The Quebecor topper also diverged from rival Rogers Communications, which earlier in the day called for a ban on exclusivity for mobile video rights deals, by arguing that putting unique content on mobile platforms would distinguish Canadian players from Netflix and Google TV.

Péladeau said Rogers’ position against exclusive content deals for ancillary platform was “problematic and dangerous.”

That criticism was echoed Tuesday by Bell Media, which runs the CTV network. It also came out against industry calls for TV content to be distributed non-exclusively on mobile platforms.

“Exclusives can be an important funding mechanism for innovation and for supporting Canadian content,” Mirko Bibic, SVP of government and regulatory affairs, told the CRTC hearing.

Bibic added exclusive content deals are the exception when it comes to rights agreements, not an industry rule.

Bell Media president Kevin Crull added that a potential industry code of conduct from the CRTC will reduce industry innovation.

“We think that over time you will see with undue (preference) provisions that a code of specifics will emerge. Anything you try and do right now by being specific will stifle the market and have unintended consequences,” Crull argued, calling for flexibility.

Bibic added that principles put forward by Rogers Communications for a code of conduct were especially worrisome.

“That code they [Rogers] propose is heavily slanted towards distribution, to protect their core business.
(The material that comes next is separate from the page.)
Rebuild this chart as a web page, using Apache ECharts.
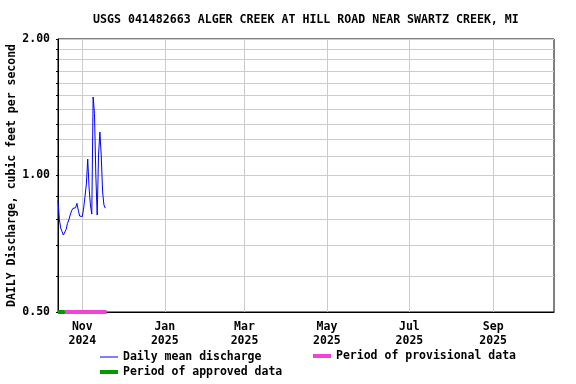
<!DOCTYPE html>
<html>
<head>
<meta charset="utf-8">
<script src="https://cdn.jsdelivr.net/npm/echarts@6/dist/echarts.min.js"></script>
<style>html,body{margin:0;padding:0;background:#fff}#c{width:576px;height:384px}</style>
</head>
<body>
<div id="c"></div>
<script>
var titleText = 'USGS 041482663 ALGER CREEK AT HILL ROAD NEAR SWARTZ CREEK, MI';
var startDate = '2024-10-14';
var dischargeValues = [0.88, 0.80, 0.766, 0.752, 0.739, 0.733, 0.76, 0.784, 0.798, 0.818,
  0.835, 0.846, 0.839, 0.849, 0.868, 0.839, 0.814, 0.807, 0.812, 0.848,
  0.90, 0.958, 1.087, 0.938, 0.861, 0.822, 1.49, 1.37, 1.00, 0.818,
  1.11, 1.247, 1.104, 0.92, 0.861, 0.847];
var approvedPeriod = ['2024-10-14', '2024-10-19'];
var provisionalPeriod = ['2024-10-19', '2024-11-19'];
var xMin = '2024-10-14', xMax = '2025-10-16';
var xTickDates = ['2024-11-01', '2025-01-01', '2025-03-01', '2025-05-01', '2025-07-01', '2025-09-01'];
var monthNames = ['Jan','Feb','Mar','Apr','May','Jun','Jul','Aug','Sep','Oct','Nov','Dec'];
var yGridValues = [0.5, 0.6, 0.7, 0.8, 0.9, 1.0, 1.1, 1.2, 1.3, 1.4, 1.5, 1.6, 1.7, 1.8, 1.9, 2.0];
var yLabelValues = [0.5, 1.0, 2.0];

var P = echarts.time.parse;
var DAY = 86400000;
var t0 = P(startDate).getTime();
var dischargeData = dischargeValues.map(function (v, i) { return [t0 + i * DAY, v]; });
var approvedData = approvedPeriod.map(function (d) { return [P(d).getTime(), 0.5]; });
var provisionalData = provisionalPeriod.map(function (d) { return [P(d).getTime(), 0.5]; });
var xTicks = xTickDates.map(function (d) { return P(d).getTime(); });

var FONT = 'DejaVu Sans Mono';
var txt = { fontFamily: FONT, fontWeight: 'bold', fontSize: 11.5, color: '#000' };

var chart = echarts.init(document.getElementById('c'), null, { renderer: 'canvas' });
chart.setOption({
  animation: false,
  backgroundColor: '#fff',
  title: {
    text: titleText, left: 93, top: 14, padding: 0,
    textStyle: Object.assign({}, txt, { fontSize: 11.6 })
  },
  grid: { left: 58, right: 22, top: 39, bottom: 72, show: true, borderColor: '#000', borderWidth: 1,
    containLabel: false, outerBoundsMode: 'none' },
  xAxis: {
    type: 'value', min: P(xMin).getTime(), max: P(xMax).getTime(),
    axisLine: { lineStyle: { color: '#000', width: 1 } },
    axisTick: { show: false, customValues: xTicks },
    splitLine: { show: true, lineStyle: { color: '#cccccc', width: 1 } },
    axisLabel: Object.assign({}, txt, {
      customValues: xTicks, margin: 8, lineHeight: 14, hideOverlap: false,
      formatter: function (v) { var d = new Date(v); return monthNames[d.getMonth()] + '\n' + d.getFullYear(); }
    })
  },
  yAxis: {
    type: 'log', logBase: 2, min: 0.5, max: 2,
    name: 'DAILY Discharge, cubic feet per second', nameLocation: 'middle', nameGap: 40,
    nameMoveOverlap: false,
    nameTextStyle: txt,
    axisLine: { show: true, lineStyle: { color: '#000', width: 1 } },
    axisTick: { show: true, length: 2, customValues: yGridValues, lineStyle: { color: '#000' } },
    splitLine: { show: true, lineStyle: { color: '#cccccc', width: 1 } },
    axisLabel: Object.assign({}, txt, {
      customValues: yLabelValues, margin: 8,
      formatter: function (v) { return Number(v).toFixed(2); }
    })
  },
  legend: [
    { data: [{ name: 'Daily mean discharge', icon: 'rect' }], left: 100, top: 351, itemWidth: 18, itemHeight: 1, selectedMode: false, textStyle: txt, padding: 0 },
    { data: [{ name: 'Period of provisional data', icon: 'rect' }], left: 313, top: 350, itemWidth: 18, itemHeight: 4, selectedMode: false, textStyle: txt, padding: 0 },
    { data: [{ name: 'Period of approved data', icon: 'rect' }], left: 100, top: 366, itemWidth: 18, itemHeight: 4, selectedMode: false, textStyle: txt, padding: 0 }
  ],
  series: [
    { name: 'Daily mean discharge', type: 'line', data: dischargeData, showSymbol: false, symbol: 'none',
      lineStyle: { color: '#0000ff', width: 1 }, itemStyle: { color: '#0000ff' } },
    { name: 'Period of provisional data', type: 'line', data: provisionalData, showSymbol: false, symbol: 'none', clip: false,
      lineStyle: { color: '#f044d8', width: 4, cap: 'butt' }, itemStyle: { color: '#f044d8' } },
    { name: 'Period of approved data', type: 'line', data: approvedData, showSymbol: false, symbol: 'none', clip: false,
      lineStyle: { color: '#009900', width: 4, cap: 'butt' }, itemStyle: { color: '#009900' } }
  ]
});
</script>
</body>
</html>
They want no mechanical rules for their media business, but lots of mechanical rules for distribution,” he charged, laying bare industry venom that underlies much of the debate this week at the CRTC hearings.

The CRTC hearings on vertical integration will continue through the week as the regulator considers new rules in the wake of major networks like CTV, Global Television, Citytv and TVA now being run by diversified media groups.